OpenTelemetry (OTel) is an open source project that provides a vendor-neutral standard for collecting, processing, and exporting telemetry data from distributed systems (such as a microservices architecture). This simplified and universal approach to observability makes it easier for developers to analyze software’s performance and behavior so they can more easily diagnose and debug issues in their applications. OTel collects the following data:

  • Traces – “Where is the problem?”
  • Metrics – “Is there a problem?”
  • Logs – “What is the problem?”

OTel is not a programming language or product. This open source project has been around since 2019 and is currently maintained by the Cloud Native Computing Foundation (CNCF).

Watch this video to see how to get started:

Types of Data Generated by OTel

Traces

A trace records the events that happen during an operation such as the handling of a single request. The trace is divided into a series of spans, each of them representing a unit of work.

For example, the trace for a web request might include three spans:

  • Accepting the request
  • Querying the database
  • Sending a response

A trace slices up a data flow which may include multiple services into a series of chronologically ordered chunks to help you easily understand:

  • All the steps that happened in each chunk
  • The order in which the chunks executed
  • How long each step lasted
  • Metadata about each step

Once OTel has generated traces, the next step is to export them into a tracing backend or tool for analysis. OTel provides a set of exporters for popular backends such as JaegerZipkin, and AWS X‑Ray. These services provide tools for analyzing and visualizing trace data.

Metrics

In OTel, metrics are measurements of specific aspects of an operating system’s behavior and are collected over time as key‑value pairs (known as metric labels). The key‑value pairs provide context about the measurement over time. For example, a metric for the response time of a web service might include labels for the HTTP status code, the endpoint, and the HTTP method. All metrics also are timestamped, again to enable chronological ordering.

Logs

Logs are the oldest and most common method for getting insight into what is going on with a given service. They are generally produced as text and must be parsed to generate insights. Support for logs in OTel is still experimental.
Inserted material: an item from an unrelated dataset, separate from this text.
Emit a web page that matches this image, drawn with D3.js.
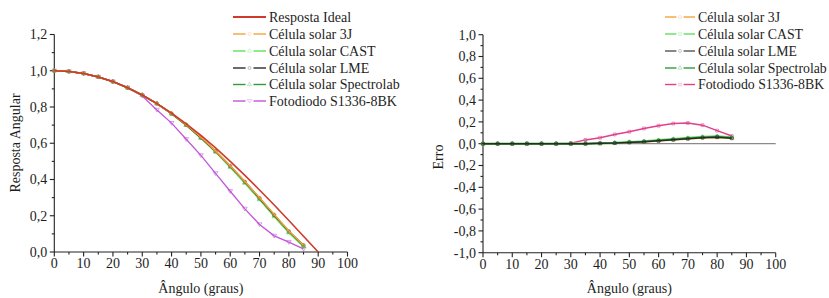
<!DOCTYPE html>
<html><head><meta charset="utf-8">
<script src="https://cdn.jsdelivr.net/npm/d3@7"></script>
<style>body{margin:0;background:#fff}svg{display:block}</style>
</head><body><svg id="c" width="829" height="298" font-family="Liberation Serif"></svg>
<script>
const angles = [0,5,10,15,20,25,30,35,40,45,50,55,60,65,70,75,80,85];
const anglesIdeal = [0,5,10,15,20,25,30,35,40,45,50,55,60,65,70,75,80,85,90];
const ideal = [1.000,0.996,0.985,0.966,0.940,0.906,0.866,0.819,0.766,0.707,0.643,0.574,0.500,0.423,0.342,0.259,0.174,0.087,0.000];
const resp3J   = [1.000,0.996,0.985,0.966,0.940,0.906,0.866,0.819,0.764,0.702,0.633,0.558,0.476,0.389,0.299,0.207,0.116,0.037];
const respCAST = [1.000,0.996,0.985,0.966,0.940,0.906,0.866,0.819,0.762,0.699,0.628,0.552,0.468,0.380,0.289,0.196,0.106,0.029];
const respLME  = [1.000,0.996,0.985,0.966,0.940,0.906,0.866,0.819,0.763,0.701,0.631,0.556,0.474,0.387,0.297,0.204,0.114,0.037];
const respSpec = [1.000,0.996,0.985,0.966,0.940,0.906,0.866,0.819,0.763,0.700,0.630,0.554,0.470,0.383,0.292,0.199,0.109,0.032];
const respFoto = [1.000,0.996,0.985,0.966,0.940,0.906,0.861,0.784,0.711,0.622,0.533,0.434,0.335,0.238,0.152,0.089,0.054,0.017];
const err3J   = [0,0,0,0,0,0,0,0,0.002,0.005,0.010,0.016,0.024,0.034,0.043,0.052,0.058,0.050];
const errCAST = [0,0,0,0,0,0,0,0,0.004,0.008,0.015,0.022,0.032,0.043,0.053,0.063,0.068,0.058];
const errLME  = [0,0,0,0,0,0,0,0,0.003,0.006,0.012,0.018,0.026,0.036,0.045,0.055,0.060,0.050];
const errSpec = [0,0,0,0,0,0,0,0,0.003,0.007,0.013,0.020,0.030,0.040,0.050,0.060,0.065,0.055];
const errFoto = [0,0,0,0,0,0,0.005,0.035,0.055,0.085,0.110,0.140,0.165,0.185,0.190,0.170,0.120,0.070];
const xTicks = [0,10,20,30,40,50,60,70,80,90,100];
const yTicksLeft = [0,0.2,0.4,0.6,0.8,1.0,1.2];
const yTicksRight = [-1,-0.8,-0.6,-0.4,-0.2,0,0.2,0.4,0.6,0.8,1.0];
const namesLeft = ["Resposta Ideal","Célula solar 3J","Célula solar CAST","Célula solar LME","Célula solar Spectrolab","Fotodiodo S1336-8BK"];
const namesRight = ["Célula solar 3J","Célula solar CAST","Célula solar LME","Célula solar Spectrolab","Fotodiodo S1336-8BK"];

const svg = d3.select("#c");
const fmt = d => d3.format(".1f")(d).replace(".", ",").replace("−","-");
const FS = 14;
const TXT = "#1e1e1e";

function axes(g, x, y, yTicks, yMinor) {
  const x0 = x.range()[0], x1 = x.range()[1], y0 = y.range()[0], y1 = y.range()[1];
  const ax = g.append("g").attr("stroke","#222").attr("stroke-width",1.1);
  ax.append("line").attr("x1",x0).attr("x2",x1).attr("y1",y0).attr("y2",y0);
  ax.append("line").attr("x1",x0).attr("x2",x0).attr("y1",y0).attr("y2",y1);
  d3.range(0,101,5).forEach(v => {
    const maj = v % 10 === 0;
    ax.append("line").attr("x1",x(v)).attr("x2",x(v)).attr("y1",y0).attr("y2",y0 + (maj?4.5:2.5));
  });
  yMinor.forEach(v => {
    ax.append("line").attr("x1",x0).attr("x2",x0-2.5).attr("y1",y(v)).attr("y2",y(v));
  });
  yTicks.forEach(v => {
    ax.append("line").attr("x1",x0).attr("x2",x0-4.5).attr("y1",y(v)).attr("y2",y(v));
    g.append("text").attr("x",x0-7).attr("y",y(v)+4.8).attr("text-anchor","end").attr("font-size",FS).attr("fill",TXT).text(fmt(v));
  });
  xTicks.forEach(v => {
    g.append("text").attr("x",x(v)).attr("y",y0+16).attr("text-anchor","middle").attr("font-size",FS).attr("fill",TXT).text(v);
  });
  g.append("text").attr("x",(x0+x1)/2).attr("y",292.5).attr("text-anchor","middle").attr("font-size",FS).attr("fill",TXT).text("Ângulo (graus)");
}

function series(g, x, y, xs, ys, color, sym, width) {
  const pts = xs.map((a,i)=>[x(a), y(ys[i])]);
  g.append("path").attr("d", d3.line()(pts)).attr("fill","none").attr("stroke",color).attr("stroke-width",width||1.5);
  if (sym) {
    g.selectAll(null).data(pts).join("path")
      .attr("transform", d=>`translate(${d[0]},${d[1]})`)
      .attr("d", d3.symbol().type(sym).size(8)).attr("fill","none").attr("stroke",color).attr("stroke-width",0.7).attr("opacity",0.8);
  }
}

function legend(g, xl, xt, yy, items, fs) {
  items.forEach((it,i) => {
    const cy = yy[i];
    if (it.solid) {
      g.append("line").attr("x1",xl).attr("x2",xt-3).attr("y1",cy).attr("y2",cy).attr("stroke",it.color).attr("stroke-width",1.8);
    } else {
      const L = xt-3-xl;
      g.append("line").attr("x1",xl).attr("x2",xl+L*0.38).attr("y1",cy).attr("y2",cy).attr("stroke",it.color).attr("stroke-width",1.4);
      g.append("line").attr("x1",xl+L*0.62).attr("x2",xt-3).attr("y1",cy).attr("y2",cy).attr("stroke",it.color).attr("stroke-width",1.4);
      g.append("path").attr("transform",`translate(${xl+L/2},${cy})`).attr("d",d3.symbol().type(it.sym||d3.symbolCircle).size(7))
        .attr("fill","none").attr("stroke",it.color).attr("stroke-width",0.6).attr("opacity",0.5);
    }
    g.append("text").attr("x",xt).attr("y",cy+4.8).attr("font-size",fs).attr("fill",TXT).text(it.name);
  });
}

const C = {ideal:"#cf3a2c", j3:"#f5a23c", cast:"#5fe05f", lme:"#2a2a2a", spec:"#2f9c3b", fotoL:"#c255d8", fotoR:"#e0408c"};
const triDown = {draw(ctx,size){const r=Math.sqrt(size)/1.2;ctx.moveTo(-r,-r*0.7);ctx.lineTo(r,-r*0.7);ctx.lineTo(0,r*0.9);ctx.closePath();}};

// Left chart
const gL = svg.append("g");
const xL = d3.scaleLinear().domain([0,100]).range([54.3,347.5]);
const yL = d3.scaleLinear().domain([0,1.2]).range([252,34.5]);
axes(gL, xL, yL, yTicksLeft, [0.1,0.3,0.5,0.7,0.9,1.1]);
gL.append("text").attr("transform","translate(20,143) rotate(-90)").attr("text-anchor","middle").attr("font-size",FS).attr("fill",TXT).text("Resposta Angular");
series(gL, xL, yL, angles, respFoto, C.fotoL, triDown, 1.3);
series(gL, xL, yL, angles, respSpec, C.spec, d3.symbolTriangle);
series(gL, xL, yL, angles, respCAST, C.cast, d3.symbolTriangle);
series(gL, xL, yL, angles, respLME, C.lme, d3.symbolCircle);
series(gL, xL, yL, angles, resp3J, C.j3, d3.symbolCircle);
series(gL, xL, yL, anglesIdeal, ideal, C.ideal, null, 1.6);
legend(gL, 233, 269, [17,34,51,68,84.5,101], [
  {name:namesLeft[0], color:C.ideal, solid:true},
  {name:namesLeft[1], color:C.j3},
  {name:namesLeft[2], color:C.cast, sym:d3.symbolTriangle},
  {name:namesLeft[3], color:C.lme},
  {name:namesLeft[4], color:C.spec, sym:d3.symbolTriangle},
  {name:namesLeft[5], color:C.fotoL, sym:triDown}
], FS);

// Right chart
const gR = svg.append("g");
const xR = d3.scaleLinear().domain([0,100]).range([483,775.7]);
const yR = d3.scaleLinear().domain([-1,1]).range([252.7,34.7]);
axes(gR, xR, yR, yTicksRight, [-0.9,-0.7,-0.5,-0.3,-0.1,0.1,0.3,0.5,0.7,0.9]);
gR.append("text").attr("transform","translate(443,157) rotate(-90)").attr("text-anchor","middle").attr("font-size",FS).attr("fill",TXT).text("Erro");
gR.append("line").attr("x1",xR(0)).attr("x2",xR(100)).attr("y1",yR(0)).attr("y2",yR(0)).attr("stroke","#8a8a8a").attr("stroke-width",1.3);
series(gR, xR, yR, angles, err3J, C.j3, d3.symbolCircle);
series(gR, xR, yR, angles, errFoto, C.fotoR, d3.symbolSquare);
series(gR, xR, yR, angles, errCAST, C.cast, d3.symbolSquare, 2.2);
series(gR, xR, yR, angles, errSpec, C.spec, d3.symbolTriangle);
series(gR, xR, yR, angles, errLME, C.lme, d3.symbolSquare);
legend(gR, 665, 698, [17,34,51,68,84.5], [
  {name:namesRight[0], color:C.j3},
  {name:namesRight[1], color:C.cast, sym:d3.symbolSquare},
  {name:namesRight[2], color:"#555"},
  {name:namesRight[3], color:C.spec, sym:d3.symbolTriangle},
  {name:namesRight[4], color:C.fotoR, sym:d3.symbolSquare}
], 13.8);
</script></body></html>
To learn more about what our solution architects discovered when they compared the observability feature sets in OTel against other observability tools, see Integrating OpenTelemetry into the Modern Apps Reference Architecture – A Progress Report on our blog.

OTel Instrumentation

OTel integrates with many popular programming languages, libraries, and frameworks. Support in some languages is more comprehensive than others. For example, the JavaScript instrumentation libraries have self‑described “stable” implementations for both tracing and metrics and some of the most stable support for logs. They also provide an auto‑instrumentation option that lets you start receiving traces without adding any instrumentation‑specific code to your service logic. On the other hand, languages like Go have less mature support for metrics and logs and lack auto‑instrumentation features.

Telemetry Goals

When setting up telemetry instrumentation, it’s best to start with a set of goals for instrumentation more defined than “send everything and hope for insights”. While it is true that you can’t know the full extent of what’s possible until you view the data, setting some minimal requirements helps ensure the smooth operation and maintenance of your services.

These can be technical concerns like:

  • I want to know when my service is under pressure and needs scaling.
  • I want to know if my service is restarting often.

But they can also be product and user experience‑related concerns like:

  • I want users to see new messages in the system within five seconds.
  • I want notifications to be dispatched within one minute of a message being sent.

As an example from our tutorial How to Use OpenTelemetry Tracing to Understand Your Microservices, you might define the following as the key goals:

  • Understand all the steps a request takes to accomplish the new message flow.
  • Check that the user flow completed successfully.
  • Have confidence that the user flow is executing faster than five seconds from end to end (under “normal” circumstances).
  • Learn whether the notifier service is processing the event (dispatched by the messenger service) in a timely manner. 
OTel Implementation

OTel provides developers with a single set of application programming interfaces (APIs), software development kits (SDKs), and instrumentation libraries they can use to instrument their applications in a consistent and standardized way.

Because the format of the data produced by OTel is considered an industry standard, multiple telemetry aggregation and visualization solutions accept it. You can choose an on‑premises solution, like Jaeger (as we did in this tutorial), or opt for a Software-as-a-Service (SaaS) solution, like SumoLogic or SigNoz.

To manage all three types of telemetry, the only alternative to OTel is a combination of multiple tools. This adds even more complexity on top of the inherent complexity involved with running a microservices architecture and infrastructure.

What Is an API in the Context of OTel?

APIs define the methods, functions, and protocols used by software components to interact with each other. The OTel APIs define a standard set of methods and protocols that developers can use to instrument their applications and collect telemetry data.

What Is an SDK in the Context of OTel?

SDKs are software development tools provided by the author of a standard or application that make it easier for developers to build applications that conform to the standard or interact with the app. SDKS typically include libraries, code samples, documentation, and tools for testing, debugging, and performance tuning. OTel provides SDKs for tracingmetrics, and resource management.